> _Requirement_
Starting at the first line of the listing below, repeat each line up to and including the one containing "from matplotlib import pyplot as plt". Leave out pictures.

## start Exercise inputs

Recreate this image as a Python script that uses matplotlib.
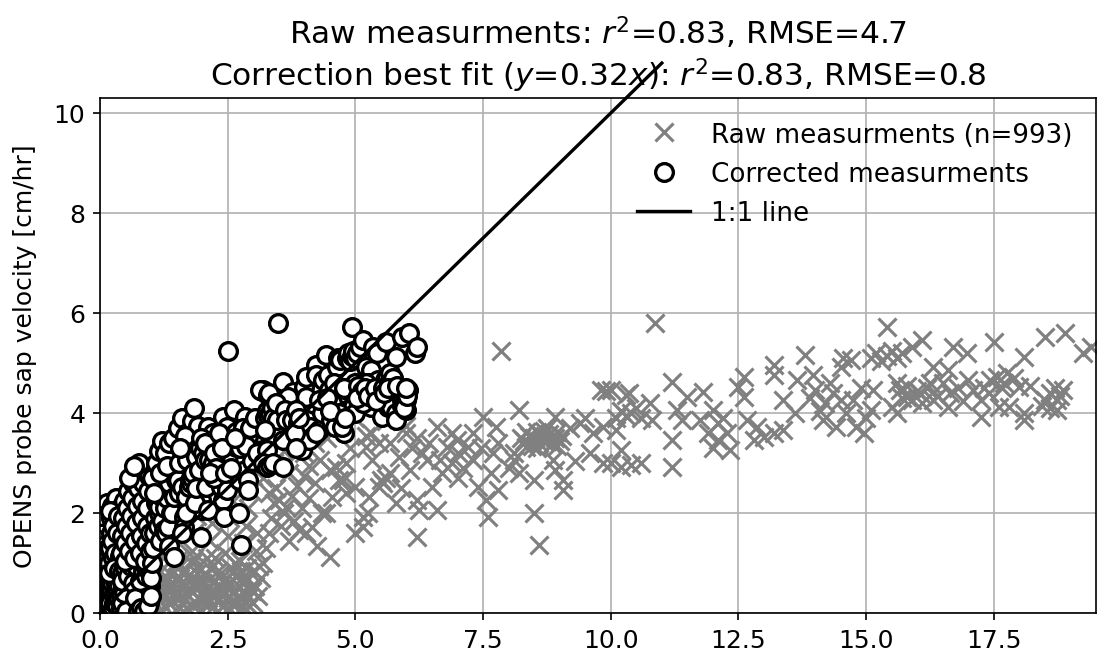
import numpy as np
import matplotlib
matplotlib.use("Agg")
from matplotlib import pyplot as plt

# raw probe readings: (reference velocity, OPENS velocity)
raw_pts = [
    # near the origin, x < 0.5
    (0.05, 0.10), (0.06, 0.35), (0.08, 0.60), (0.10, 0.85), (0.12, 1.10), (0.14, 1.35),
    (0.16, 1.55), (0.18, 0.20), (0.20, 0.45), (0.22, 0.70), (0.24, 0.95), (0.26, 1.20),
    (0.28, 1.45), (0.30, 1.70), (0.32, 1.95), (0.34, 0.15), (0.36, 0.40), (0.38, 0.65),
    (0.40, 0.90), (0.42, 1.15), (0.44, 1.40), (0.46, 1.65), (0.48, 1.90), (0.12, 0.30),
    (0.20, 0.05), (0.25, 0.30), (0.30, 0.55), (0.35, 0.80), (0.40, 0.25), (0.45, 0.50),
    (0.15, 0.75), (0.22, 1.00), (0.28, 0.10), (0.33, 0.35), (0.38, 1.25), (0.43, 0.05),
    (0.47, 0.30), (0.10, 1.60), (0.18, 1.80), (0.25, 2.05), (0.35, 2.15), (0.45, 2.20),
    (0.08, 1.95), (0.30, 1.25), (0.42, 0.60),
    (0.03, 0.20), (0.07, 0.45), (0.09, 0.05), (0.11, 0.55), (0.13, 0.15), (0.17, 0.40),
    (0.19, 0.65), (0.21, 0.25), (0.23, 0.50), (0.27, 0.05), (0.29, 0.35), (0.31, 0.70),
    (0.37, 0.10), (0.39, 0.50), (0.41, 0.75), (0.49, 0.15), (0.04, 0.95), (0.09, 1.25),
    (0.16, 1.05), (0.21, 1.35), (0.27, 0.85), (0.36, 1.05), (0.44, 0.95), (0.49, 1.30),
    # 0.5 - 1.25
    (0.52, 0.05), (0.55, 0.25), (0.58, 0.45), (0.60, 0.65), (0.62, 0.10), (0.65, 0.30),
    (0.68, 0.50), (0.70, 0.75), (0.72, 0.15), (0.75, 0.35), (0.78, 0.55), (0.80, 0.05),
    (0.82, 0.25), (0.85, 0.45), (0.88, 0.65), (0.90, 0.15), (0.92, 0.35), (0.95, 0.55),
    (0.98, 0.10), (1.00, 0.30), (1.02, 0.50), (1.05, 0.70), (1.08, 0.20), (1.10, 0.40),
    (1.12, 0.60), (1.15, 0.05), (1.18, 0.25), (1.20, 0.45), (1.23, 0.65),
    (0.53, 0.40), (0.57, 0.60), (0.63, 0.20), (0.67, 0.45), (0.73, 0.60), (0.77, 0.10),
    (0.83, 0.40), (0.87, 0.20), (0.93, 0.65), (0.97, 0.30), (1.03, 0.15), (1.07, 0.45),
    (1.13, 0.30), (1.17, 0.55),
    (0.55, 1.00), (0.60, 1.30), (0.65, 1.60), (0.70, 1.90), (0.75, 2.15), (0.80, 1.10),
    (0.85, 1.40), (0.90, 1.70), (0.95, 2.00), (1.00, 2.30), (1.05, 0.95), (1.10, 1.25),
    (1.15, 1.55), (1.20, 1.85), (1.25, 2.10), (0.62, 2.05), (0.72, 1.45), (0.82, 1.75),
    (0.92, 1.20), (1.02, 1.60), (1.12, 1.95), (1.22, 1.15), (0.58, 0.80), (0.88, 0.90),
    (1.18, 0.85),
    # 1.25 - 3.1, low band
    (1.30, 0.10), (1.33, 0.45), (1.36, 0.80), (1.40, 0.25), (1.43, 0.60), (1.46, 0.95),
    (1.50, 0.05), (1.53, 0.40), (1.56, 0.70), (1.60, 0.20), (1.63, 0.55), (1.66, 0.85),
    (1.70, 0.10), (1.73, 0.35), (1.76, 0.65), (1.80, 1.00), (1.83, 0.15), (1.86, 0.50),
    (1.90, 0.80), (1.93, 0.30), (1.96, 0.60), (2.00, 0.05), (2.03, 0.40), (2.06, 0.75),
    (2.10, 0.20), (2.13, 0.55), (2.16, 0.90), (2.20, 0.10), (2.23, 0.35), (2.26, 0.65),
    (2.30, 0.25), (2.33, 0.50), (2.36, 0.80), (2.40, 0.15), (2.43, 0.45), (2.46, 0.70),
    (2.50, 0.30), (2.53, 0.60), (2.56, 0.90), (2.60, 0.20), (2.63, 0.45), (2.66, 0.75),
    (2.70, 0.35), (2.73, 0.55), (2.76, 0.85), (2.80, 0.15), (2.83, 0.40), (2.86, 0.65),
    (2.90, 0.30), (2.93, 0.50), (2.96, 0.80), (3.00, 0.20), (3.03, 0.55), (1.38, 0.55),
    (1.58, 0.35), (1.78, 0.45), (1.98, 0.25), (2.18, 0.45), (2.38, 0.35), (2.58, 0.40),
    (2.78, 0.60), (2.98, 0.45), (1.48, 0.70), (1.68, 0.40), (1.88, 0.65), (2.08, 0.50),
    (2.28, 0.80), (2.48, 0.55), (2.68, 0.20), (2.88, 0.90),
    (1.27, 0.35), (1.35, 0.20), (1.45, 0.40), (1.32, 0.65), (1.52, 0.90), (1.62, 0.05),
    (1.72, 0.75), (1.92, 0.95), (2.02, 0.60), (2.12, 0.30), (2.22, 0.95), (2.32, 0.05),
    (2.42, 0.65), (2.52, 0.10), (2.62, 0.85), (2.72, 0.05), (2.82, 0.75), (2.92, 0.15),
    (3.02, 0.85), (1.85, 1.10), (2.25, 1.10), (2.65, 1.00), (3.12, 0.95),
    # 1.25 - 3.1, upper band
    (1.30, 1.20), (1.35, 1.55), (1.40, 1.90), (1.45, 2.25), (1.50, 1.05), (1.55, 1.40),
    (1.60, 1.75), (1.65, 2.10), (1.70, 2.45), (1.80, 1.25), (1.85, 1.60), (1.90, 1.95),
    (1.95, 2.30), (2.00, 2.60), (2.10, 1.10), (2.15, 1.45), (2.20, 1.80), (2.25, 2.15),
    (2.30, 2.50), (2.35, 2.80), (2.45, 1.20), (2.50, 1.55), (2.55, 1.90), (2.60, 2.25),
    (2.65, 2.60), (2.70, 2.90), (2.75, 1.05), (2.80, 1.40), (2.85, 1.75), (2.90, 2.10),
    (2.95, 2.45), (3.00, 2.75), (3.05, 1.25), (3.08, 1.60), (2.40, 3.00), (1.75, 2.70),
    (2.05, 2.95),
    # 3.1 - 4.7
    (3.10, 0.35), (3.15, 0.70), (3.20, 1.00), (3.25, 1.30), (3.30, 1.60), (3.35, 1.90),
    (3.40, 2.20), (3.45, 2.50), (3.50, 2.26), (3.55, 1.75), (3.60, 2.00), (3.64, 2.13),
    (3.70, 1.45), (3.75, 2.35), (3.80, 1.85), (3.85, 2.55), (3.90, 1.66), (3.95, 2.10),
    (4.00, 2.75), (4.04, 1.60), (4.10, 2.30), (4.16, 1.73), (4.20, 2.60), (4.25, 1.35),
    (4.30, 3.06), (4.35, 2.00), (4.43, 2.00), (4.50, 1.13), (4.50, 2.86), (4.55, 2.33),
    (4.63, 2.93), (4.68, 2.66), (3.20, 2.70), (3.40, 3.00), (3.60, 3.25), (3.80, 3.45),
    (4.00, 3.20), (4.20, 3.40), (4.45, 3.50), (3.30, 2.40), (3.70, 2.80), (4.10, 2.95),
    # 4.7 - 6.3
    (4.75, 2.66), (4.82, 3.00), (4.82, 2.40), (5.00, 2.53), (5.14, 1.93), (5.14, 1.73),
    (5.20, 3.33), (5.27, 2.33), (5.33, 3.06), (5.47, 2.53), (5.47, 3.40), (5.50, 2.66),
    (5.55, 2.60), (5.60, 2.70), (5.67, 2.80), (5.67, 3.40), (5.86, 3.13), (6.00, 3.60),
    (6.06, 2.86), (6.20, 2.26), (6.20, 1.53), (6.25, 2.06), (5.00, 1.60), (5.25, 2.00),
    (5.80, 2.20), (5.90, 2.50), (6.10, 3.30), (4.80, 3.70), (5.00, 3.90), (5.30, 3.60),
    (5.60, 3.85), (5.75, 4.10), (6.00, 3.75), (5.20, 3.55), (4.90, 3.30),
    # 6.3 - 10
    (6.30, 3.20), (6.40, 3.06), (6.50, 2.53), (6.60, 3.73), (6.60, 2.06), (6.65, 3.06),
    (6.80, 3.33), (6.90, 3.60), (6.90, 3.00), (6.98, 3.46), (7.20, 3.33), (7.30, 3.06),
    (7.40, 2.53), (7.50, 3.93), (7.55, 2.26), (7.60, 1.93), (7.70, 3.20), (7.76, 3.73),
    (7.80, 3.40), (7.80, 2.46), (7.86, 5.25), (8.10, 3.20), (8.10, 3.06), (8.20, 4.06),
    (8.20, 2.80), (8.35, 3.33), (8.50, 2.66), (8.50, 2.00), (8.60, 1.37), (8.67, 3.46),
    (8.86, 3.06), (8.90, 3.93), (8.90, 2.86), (9.06, 2.66), (9.06, 2.46), (9.40, 3.80),
    (9.65, 3.60), (9.84, 3.00), (9.85, 3.73), (9.91, 4.45),
    (8.30, 3.45), (8.40, 3.55), (8.45, 3.35), (8.50, 3.50), (8.55, 3.62), (8.60, 3.40),
    (8.65, 3.55), (8.70, 3.65), (8.75, 3.45), (8.80, 3.58), (8.85, 3.38), (8.90, 3.50),
    (8.95, 3.62), (9.00, 3.45), (9.05, 3.55), (8.35, 3.62), (8.55, 3.30), (8.75, 3.70),
    (8.95, 3.35),
    (6.20, 3.50), (6.45, 3.40), (7.00, 3.20), (7.10, 2.90), (7.30, 3.60), (7.00, 2.70),
    (6.70, 2.80), (7.45, 3.30), (7.65, 2.80), (8.00, 2.90), (8.25, 3.50), (9.20, 3.70),
    (9.30, 3.05), (9.50, 3.90), (9.60, 3.20),
    # 10 - 19.5
    (10.00, 4.46), (9.80, 4.46), (10.30, 4.36), (10.35, 4.40), (11.20, 4.63), (10.10, 3.90),
    (10.20, 4.05), (10.30, 3.95), (10.40, 4.00), (10.50, 4.10), (10.60, 3.90), (10.80, 3.86),
    (10.10, 3.66), (11.20, 3.46), (10.20, 3.26), (10.00, 3.00), (10.20, 2.93), (10.40, 2.96),
    (10.60, 3.00), (11.20, 2.93), (10.86, 5.80), (11.80, 4.42), (11.50, 4.33), (10.76, 4.20),
    (12.50, 4.53), (12.60, 4.33), (11.30, 4.06), (11.40, 3.86), (11.75, 3.86), (12.00, 4.06),
    (12.10, 3.80), (12.27, 3.60), (12.33, 3.26), (12.10, 3.46), (12.67, 3.86), (12.86, 3.73),
    (13.00, 3.53), (12.80, 3.46), (13.37, 3.66), (13.60, 4.00), (13.37, 4.26), (12.60, 4.73),
    (13.20, 4.96), (13.20, 4.76), (13.65, 4.66), (13.80, 5.16), (13.96, 4.76), (14.00, 4.46),
    (14.16, 3.86), (14.40, 3.73), (14.35, 4.40), (14.50, 4.26), (14.75, 4.26), (14.95, 3.60),
    (14.80, 3.73), (15.10, 4.06), (15.14, 4.46), (14.50, 4.93), (14.55, 5.10), (14.70, 5.06),
    (15.10, 5.10), (15.20, 5.20), (15.30, 5.05), (15.40, 5.15), (15.50, 5.25), (15.60, 5.10),
    (15.70, 5.20), (15.40, 5.73), (15.60, 4.60), (15.67, 4.46), (15.80, 4.33), (15.90, 4.26),
    (15.50, 4.13), (15.60, 4.00), (15.90, 5.33), (16.10, 5.46), (16.06, 4.40), (16.30, 4.93),
    (16.60, 4.86), (16.50, 4.60), (16.65, 4.40), (16.60, 4.13), (16.70, 5.33), (16.97, 5.20),
    (17.00, 4.66), (17.10, 4.46), (17.24, 4.26), (17.24, 3.93), (17.43, 4.66), (17.50, 5.43),
    (17.56, 4.73), (17.75, 4.80), (18.00, 4.53), (17.60, 4.13), (17.80, 4.13), (18.10, 4.00),
    (18.10, 3.86), (18.10, 5.13), (18.50, 5.53), (18.90, 5.60), (18.50, 4.26), (18.60, 4.40),
    (18.74, 4.26), (18.86, 4.46), (18.74, 4.06), (19.25, 5.20), (19.40, 5.33), (16.30, 4.26),
    (16.25, 4.60), (11.90, 3.60), (12.20, 3.90), (12.00, 3.30), (14.20, 4.20), (14.60, 4.00),
    (14.30, 4.60), (13.90, 4.30), (14.10, 4.05), (14.90, 4.50), (15.00, 3.90), (15.80, 4.55),
    (16.00, 4.45), (16.10, 4.20), (15.70, 4.30), (16.20, 4.50), (16.40, 4.35), (16.80, 4.50),
    (16.90, 4.25), (17.30, 4.50), (17.40, 4.40), (17.70, 4.60), (17.90, 4.70), (17.65, 4.50),
    (18.20, 4.55), (18.45, 4.15), (18.60, 4.10), (18.80, 4.35), (18.70, 4.50), (13.20, 3.60),
]
raw_x = np.array([p[0] for p in raw_pts])
raw_y = np.array([p[1] for p in raw_pts])

slope = 0.32
corr_x = slope * raw_x
one_to_one = [0, 11]

fig = plt.figure(figsize=(7.32, 4.373), dpi=150)
ax = fig.add_axes([100 / 1098, 42 / 656, 996 / 1098, 515 / 656])

ax.plot(raw_x, raw_y, 'x', color='grey', ms=8.5, mew=1.5, label='Raw measurments (n=993)')
ax.plot(corr_x, raw_y, 'o', mfc='white', mec='black', ms=8.5, mew=1.6,
        label='Corrected measurments')
ax.plot(one_to_one, one_to_one, '-', color='black', lw=1.6, clip_on=False, label='1:1 line')

ax.set_xlim(0, 19.5)
ax.set_ylim(0, 10.3)
ax.set_xticks(np.arange(0, 19, 2.5))
ax.set_yticks(np.arange(0, 11, 2))
ax.tick_params(labelsize=12)
ax.grid(True, color='#b0b0b0', lw=0.8)
ax.set_axisbelow(True)
ax.set_ylabel('OPENS probe sap velocity [cm/hr]', fontsize=12, labelpad=8)
ax.set_title('Raw measurments: $r^2$=0.83, RMSE=4.7\n'
             'Correction best fit ($y$=0.32$x$): $r^2$=0.83, RMSE=0.8', fontsize=15)
ax.legend(loc='upper right', frameon=False, fontsize=12.6)

plt.savefig('out.png')
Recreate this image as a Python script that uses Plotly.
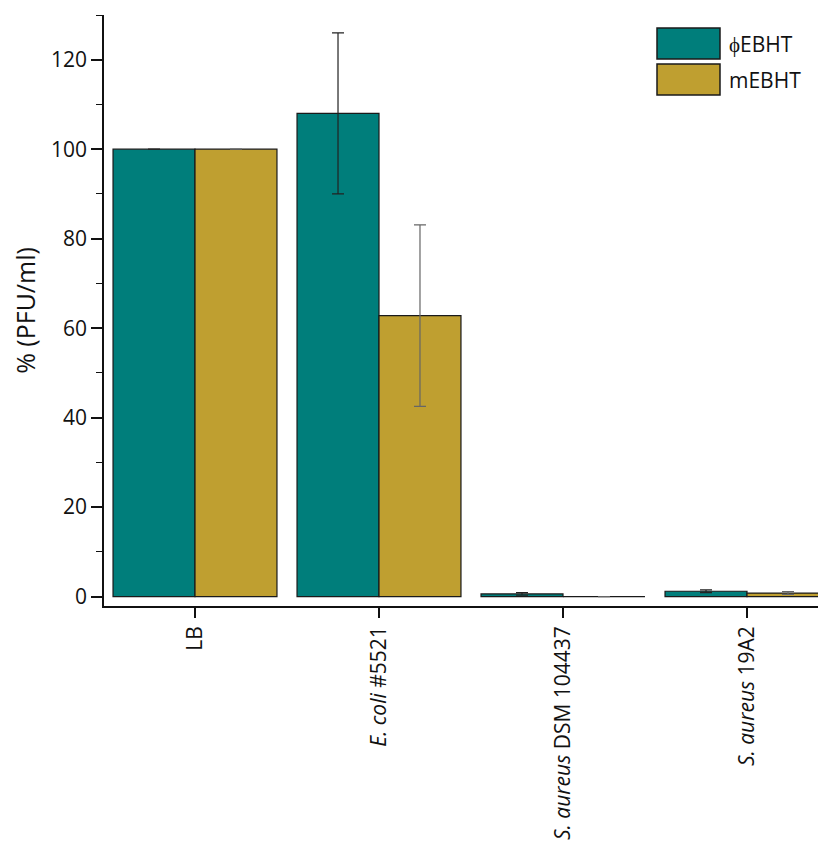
import plotly.graph_objects as go

nan = float("nan")
categories = ["LB", "<i>E. coli</i> #5521", "<i>S. aureus</i> DSM 104437", "<i>S. aureus</i> 19A2"]
series_names = ["ϕEBHT", "mEBHT"]
phi_values = [100, 108, 0.6, 1.2]
phi_errors = [nan, 18, 0.3, 0.3]
m_values = [100, 62.8, 0, 0.8]
m_errors = [nan, 20.3, nan, 0.3]

TEAL = "#007E7B"
GOLD = "#BF9F30"
FONT = "Open Sans"

# page offset (body margin) compensation
OFF = 8
PL, PT, PR, PB = 104, 15, 834, 606  # desired plot box in screenshot pixels

fig = go.Figure()
x_idx = list(range(len(categories)))
fig.add_trace(go.Bar(
    x=x_idx, y=phi_values, name=series_names[0],
    marker=dict(color=TEAL, line=dict(color="#1a1a1a", width=1.2)),
    error_y=dict(type="data", array=phi_errors, visible=True, color="#222222", thickness=1.2, width=6),
    showlegend=False,
))
fig.add_trace(go.Bar(
    x=x_idx, y=m_values, name=series_names[1],
    marker=dict(color=GOLD, line=dict(color="#1a1a1a", width=1.2)),
    error_y=dict(type="data", array=m_errors, visible=True, color="#666666", thickness=1.2, width=6),
    showlegend=False,
))

W = PR - PL
H = PB - PT


def px_x(x):
    return (x - PL) / W


def px_y(y):
    return 1 - (y - PT) / H


legend_items = [(TEAL, series_names[0], 0), (GOLD, series_names[1], 1)]
for color, label, i in legend_items:
    y0 = 28 + i * 36
    fig.add_shape(type="rect", xref="paper", yref="paper",
                  x0=px_x(657), x1=px_x(720),
                  y0=px_y(y0 + 31), y1=px_y(y0),
                  fillcolor=color, line=dict(color="#1a1a1a", width=1.5))
    fig.add_annotation(xref="paper", yref="paper",
                       x=px_x(727), y=px_y(y0 + 16),
                       text=label, showarrow=False, xanchor="left", yanchor="middle",
                       font=dict(family=FONT, size=21, color="#111111"))

fig.update_layout(
    width=826, height=849,
    margin=dict(l=PL - OFF, r=826 + OFF - PR, t=PT - OFF, b=849 + OFF - PB),
    plot_bgcolor="white", paper_bgcolor="white",
    barmode="group", bargap=0.109, bargroupgap=0,
    font=dict(family=FONT, color="#111111"),
    xaxis=dict(
        range=[-(195 - PL) / 184, (PR - 195) / 184],
        tickmode="array", tickvals=x_idx, ticktext=categories,
        tickangle=-90, ticks="outside", ticklen=10, tickwidth=1.5, tickcolor="#111111",
        showline=True, linecolor="#111111", linewidth=1.5,
        showgrid=False, zeroline=False,
        tickfont=dict(family=FONT, size=21, color="#111111"),
    ),
    yaxis=dict(
        range=[-2.1, 130],
        tickmode="array", tickvals=[0, 20, 40, 60, 80, 100, 120],
        ticks="outside", ticklen=11, tickwidth=1.5, tickcolor="#111111",
        minor=dict(ticks="outside", ticklen=6, tickwidth=1.2, tickcolor="#111111",
                   tickvals=[10, 30, 50, 70, 90, 110, 130], showgrid=False),
        showline=True, linecolor="#111111", linewidth=1.5,
        showgrid=False, zeroline=False,
        tickfont=dict(family=FONT, size=21, color="#111111"),
        title=dict(text="% (PFU/ml)", font=dict(family=FONT, size=25, color="#111111"), standoff=12),
    ),
)

fig.write_html("out.html")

## end Exercise inputs

> _Solved problem_
Recreate this image as a Python script that uses matplotlib.
import numpy as np
import matplotlib
matplotlib.use("Agg")
from matplotlib import pyplot as plt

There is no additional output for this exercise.